Doch Selgros und auch der Mutterkonzern Transgourmet bleiben, trotz mehrfacher schriftlicher und telefonischer Nachfragen, jegliche Antwort schuldig. Immerhin, der Pächter hat nach der Pannenserie am 27. Dezember reagiert, und die Tankstelle vorübergehend mit einem rot-weißem Flatterband abgesperrt.

"Hier tanke ich nie wieder"

Also Nachfrage bei der Polizei. Sie bestätigt den Einsatz des Radeburger Bürgerpolizisten. Es gäbe aber keinen Hinweis auf eine Straftat, insofern auch kein Ermittlungsverfahren. Die Frage, ob denn mal jemand nachgeschaut habe, was dort für Sprit verkauft werde und woher der stamme, verneint die Behörde. Auch beim Landratsamt zuckt man mit den Achseln. Die Gewerbeaufsicht wäre für die Prüfung der Tankstelle zuständig, genauso wie der TÜV, der die Tanks alle fünf Jahre überprüfen muss.

Es wäre nicht das erste Mal, dass gepanschter Sprit für Motorschäden sorgt. Eine Autowerkstatt im erzgebirgischen Adorf hatte im Sommer 2023 gleich ein halbes Dutzend Autos auf dem Hof stehen. Die Besitzer waren alle jenseits der Grenze in Tschechien tanken. Dort hatten Treibstofflieferanten den Sprit, diesmal war es Diesel, bewusst mit Wasser gestreckt, nachdem sich der Einkauf deutlich verteuert hatte.
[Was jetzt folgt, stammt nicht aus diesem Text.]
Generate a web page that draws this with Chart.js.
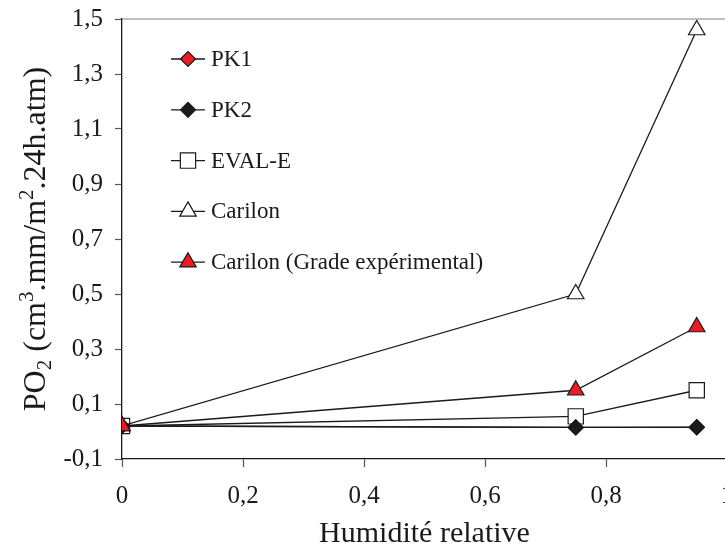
<!DOCTYPE html>
<html>
<head>
<meta charset="utf-8">
<script src="https://cdn.jsdelivr.net/npm/chart.js@4/dist/chart.umd.min.js"></script>
<style>
  html, body { margin: 0; padding: 0; background: #fff; }
  #wrap { width: 725px; height: 552px; overflow: hidden; position: relative; }
  #c { position: absolute; left: 0; top: 0; }
</style>
</head>
<body>
<div id="wrap"><canvas id="c" width="740" height="552"></canvas></div>
<script>
const SERIF = "'Liberation Serif', 'Times New Roman', serif";

// humidité relative (x)
const humidite = [0, 0.75, 0.95];
// PO2 par film
const pk1     = [0.02, 0.015, 0.015];
const pk2     = [0.02, 0.015, 0.016];
const evalE   = [0.02, 0.055, 0.15];
const carilon = [0.02, 0.50, 1.46];
const carilonGrade = [0.02, 0.15, 0.38];

const seriesNames = ['PK1', 'PK2', 'EVAL-E', 'Carilon', 'Carilon (Grade expérimental)'];
const xTicks = [0, 0.2, 0.4, 0.6, 0.8, 1];
const yTitle = [['PO', 0], ['2', -1], [' (cm', 0], ['3', 1], ['.mm/m', 0], ['2', 1], ['.24h.atm)', 0]];

const RED = '#ed1c24';

function pts(ys) { return humidite.map((x, i) => ({ x, y: ys[i] })); }

function ds(label, data, style, fill, radius, order) {
  return {
    label, data: pts(data),
    borderColor: '#1a1a1a', borderWidth: 1.3,
    pointStyle: style, pointRadius: radius, pointHoverRadius: radius,
    pointBackgroundColor: fill, pointBorderColor: '#1a1a1a', pointBorderWidth: 1.2,
    tension: 0, fill: false, order,
  };
}

const datasets = [
  ds(seriesNames[0], pk1, 'rectRot', RED, 7.5, 3),
  ds(seriesNames[1], pk2, 'rectRot', '#1a1a1a', 7.5, 2),
  ds(seriesNames[2], evalE, 'rect', '#fff', 10.8, 5),
  ds(seriesNames[3], carilon, 'triangle', '#fff', 9.5, 4),
  ds(seriesNames[4], carilonGrade, 'triangle', RED, 9.5, 1),
];

// cadre gris en haut / à droite
const framePlugin = {
  id: 'frame',
  beforeDatasetsDraw(chart) {
    const { ctx, chartArea: a } = chart;
    ctx.save();
    ctx.strokeStyle = '#808080';
    ctx.lineWidth = 1.2;
    ctx.beginPath();
    ctx.moveTo(a.left, a.top);
    ctx.lineTo(a.right, a.top);
    ctx.lineTo(a.right, a.bottom);
    ctx.stroke();
    ctx.restore();
  },
};

// légende : trait + symbole
const legendPlugin = {
  id: 'lineLegend',
  afterDraw(chart) {
    const ctx = chart.ctx;
    ctx.save();
    chart.data.datasets.forEach((d, i) => {
      const y = 59 + i * 50.8;
      ctx.strokeStyle = '#1a1a1a';
      ctx.lineWidth = 1.3;
      ctx.beginPath();
      ctx.moveTo(171, y);
      ctx.lineTo(205, y);
      ctx.stroke();
      ctx.fillStyle = d.pointBackgroundColor;
      ctx.strokeStyle = d.pointBorderColor;
      ctx.lineWidth = d.pointBorderWidth;
      Chart.helpers.drawPoint(ctx, { pointStyle: d.pointStyle, radius: d.pointRadius, borderWidth: d.pointBorderWidth }, 188, y);
      ctx.fillStyle = '#1a1a1a';
      ctx.font = '23px ' + SERIF;
      ctx.textBaseline = 'middle';
      ctx.textAlign = 'left';
      ctx.fillText(d.label, 211, y + 1);
    });
    ctx.restore();
  },
};

// titre Y avec indices / exposants
const yTitlePlugin = {
  id: 'yTitle',
  afterDraw(chart) {
    const ctx = chart.ctx;
    const main = '32px ' + SERIF, small = '21px ' + SERIF;
    ctx.save();
    let w = 0;
    yTitle.forEach(([t, k]) => { ctx.font = k ? small : main; w += ctx.measureText(t).width; });
    ctx.translate(45, 239);
    ctx.rotate(-Math.PI / 2);
    ctx.fillStyle = '#1a1a1a';
    ctx.textBaseline = 'alphabetic';
    let x = -w / 2;
    yTitle.forEach(([t, k]) => {
      ctx.font = k ? small : main;
      const dy = k === -1 ? 6 : (k === 1 ? -12 : 0);
      ctx.fillText(t, x, dy);
      x += ctx.measureText(t).width;
    });
    ctx.restore();
  },
};

const fmt = v => (v === 0 || v === 1) ? String(v) : v.toFixed(1).replace('.', ',');

new Chart(document.getElementById('c'), {
  type: 'line',
  data: { datasets },
  options: {
    responsive: false, animation: false,
    layout: { padding: { left: 0, top: 19, right: 13, bottom: 0 } },
    plugins: { legend: { display: false }, tooltip: { enabled: false } },
    scales: {
      x: {
        type: 'linear', min: 0, max: 1,
        afterBuildTicks: s => { s.ticks = xTicks.map(v => ({ value: v })); },
        afterFit: s => { s.height = 93; s.paddingLeft = 0; s.paddingRight = 0; },
        border: { display: true, color: '#1a1a1a', width: 1.3 },
        grid: { drawOnChartArea: false, drawTicks: true, tickLength: 8, color: '#555', tickWidth: 1.2 },
        ticks: { color: '#1a1a1a', font: { family: SERIF, size: 25 }, padding: 14, maxRotation: 0, callback: fmt },
        title: { display: true, text: 'Humidité relative', color: '#1a1a1a', font: { family: SERIF, size: 30 }, padding: { top: 0, bottom: 0 } },
      },
      y: {
        type: 'linear', min: -0.1, max: 1.5,
        ticks: { stepSize: 0.2, color: '#1a1a1a', font: { family: SERIF, size: 25 }, padding: 12, callback: v => v.toFixed(1).replace('.', ',') },
        afterFit: s => { s.width = 122; s.paddingTop = 0; s.paddingBottom = 0; },
        border: { display: true, color: '#1a1a1a', width: 1.3 },
        grid: { drawOnChartArea: false, drawTicks: true, tickLength: 7, color: '#555', tickWidth: 1.2 },
      },
    },
  },
  plugins: [framePlugin, legendPlugin, yTitlePlugin],
});
</script>
</body>
</html>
Ob so etwas auch in Deutschland möglich sei, verneint der Sprecher des ADAC nach kurzem Zögern. Die Tankstellen in Sachsen würden ausschließlich von den inländischen Raffinerien in Schwedt und Leuna versorgt. Doch wie kommt es dann, dass der Sprit an der Selgros-Tankstelle durchweg fünf bis sechs Cent billiger verkauft werden kann als andernorts? Auch auf diese Frage bleibt der Betreiber eine Antwort schuldig. Für Nadine S. steht indes fest. "Hier tanke ich nie wieder."